In this moving reflection Alexei Vronsky reflects upon his own self hatred as is embodied by his feelings against a prince whom he is entertaining. The dramatic backdrop of this scene is the affair that Vronsky is carrying on with Anna Karenina who is the book's tragic protagonist and the wife of the influential politician Alexei Karenin.  What makes this scene and novel so gripping is Tolstoy's masterful exploration of the psychological and spiritual guilt of both Vronsky and Anna Karenina who are enveloped in a passionate but disastrous affair.  I would highly recommend this masterpiece to anyone.  Although the length of the book can be daunting, it is still a worthwhile venture, one that I assure you will yield many intellectual and spiritual benefits.

As I was reading this passage two questions popped into my mind, "Who do I dislike and why?" and "If I had to look at a mirror would I like what I saw in myself?   As I explored these two questions I realized that my answer to the first question was that I often did not like a specific person because they possessed some of the characteristics that I disliked in myself. Like Vronsky I also discovered that many of the judgements that I levied against a person where often times the same judgements that I would pronounce upon myself.  The words of Jesus suddenly popped into my mind, "Judge not, that you be not judged.

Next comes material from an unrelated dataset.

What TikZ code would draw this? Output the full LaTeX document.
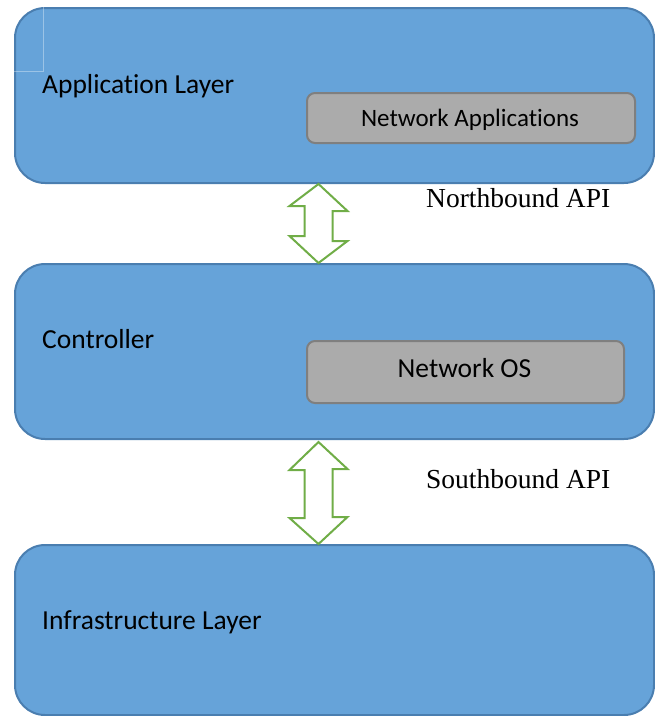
\documentclass[tikz,border=0pt]{standalone}
\usepackage{fontspec}
\setmainfont{Carlito}[Ligatures=NoCommon]
\newfontfamily\serifapi{Liberation Serif}
\definecolor{layerfill}{HTML}{66A3D9}
\definecolor{layeredge}{HTML}{4A7EB0}
\definecolor{modfill}{HTML}{ABABAB}
\definecolor{modedge}{HTML}{7F7F7F}
\definecolor{apigreen}{HTML}{70AD47}
\tikzset{
  layer/.style={draw=layeredge, fill=layerfill, line width=2pt, rounded corners=30pt,
    minimum width=639pt, inner sep=0pt},
  module/.style={draw=modedge, fill=modfill, line width=2pt, rounded corners=8pt, inner sep=0pt},
  layertext/.style={anchor=base west, font=\fontsize{27.5}{32}\selectfont, inner sep=0pt},
  apitext/.style={anchor=base west, font=\serifapi\fontsize{27.5}{32}\selectfont, inner sep=0pt},
  apiarrow/.style={draw=apigreen, fill=white, line width=2pt, line join=miter}
}
\begin{document}
\begin{tikzpicture}[x=1pt, y=-1pt]
\useasboundingbox (0,0) rectangle (655,716);
% layers
\node[layer, minimum height=175pt, anchor=north west] (app) at (14,7) {};
\node[layer, minimum height=175pt, anchor=north west] (ctrl) at (14,263) {};
\node[layer, minimum height=170pt, anchor=north west] (infra) at (14,544) {};
% faint frame in the top-left corner of the application layer
\draw[white, opacity=0.35, line width=0.8pt] (app.north west) ++(29,0) -- ++(0,64) -- ++(-29,0);
% modules
\node[module, minimum width=328pt, minimum height=50pt, anchor=north west] (apps) at (306,92) {};
\node[module, minimum width=317pt, minimum height=62pt, anchor=north west] (nos) at (306,340) {};
% labels
\node[layertext] (lapp) at (42,93) {Application Layer};
\node[layertext] (lctrl) at (42,348) {Controller};
\node[layertext] (linfra) at (42,629) {Infrastructure Layer};
\node[anchor=base, font=\fontsize{25}{30}\selectfont, inner sep=0pt] (lapps) at (470,126.5) {Network Applications};
\node[anchor=base, font=\fontsize{27.5}{32}\selectfont, inner sep=0pt] (lnos) at (464.5,377) {Network OS};
\node[apitext] (north) at (426,207.5) {Northbound API};
\node[apitext] (south) at (426,488) {Southbound API};
% double arrows between layers
\path (318.5,0) coordinate (axis);
\draw[apiarrow] (axis |- app.south) -- ++(29,27) -- ++(-15,0) -- ++(0,30) -- ++(15,0)
  -- (axis |- ctrl.north) -- ++(-29,-27) -- ++(15,0) -- ++(0,-30) -- ++(-15,0) -- cycle;
\draw[apiarrow] (axis |- ctrl.south) ++(0,2) -- ++(29,27) -- ++(-15,0) -- ++(0,48) -- ++(15,0)
  -- (axis |- infra.north) -- ++(-29,-26) -- ++(15,0) -- ++(0,-48) -- ++(-15,0) -- cycle;
\end{tikzpicture}
\end{document}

For with the judgement you pronounce you will be judged, and the measure you give will be the measure you get." Matt 7: 1-2

For the second question I realized that I did not like what I saw in myself when I glanced at the mirror.  This realization had little to do with my physical imperfections, it had to do more with my spiritual imperfections which were intensely magnified each time that I looked at myself in the mirror.  So why was this the case and how could I fix my flawed perceptions of myself and others?  The answer was simple, but very difficult to attain.  I needed forgiveness and freedom from the bondage of judgementalism.  In short I needed Jesus' forgiveness to help free me from this bondage.  Once I would attain this forgiveness than I would be free to look at others and myself without the oppressive, stifling weight of my own self criticisms.

So these two question remain, "Are we truly free in our judgments of ourselves and others?  Or are we still bound by our own petty self hatred?

My prayer is that unlike Vronsky we can view each person and ourselves through the same freedom that Christ views us.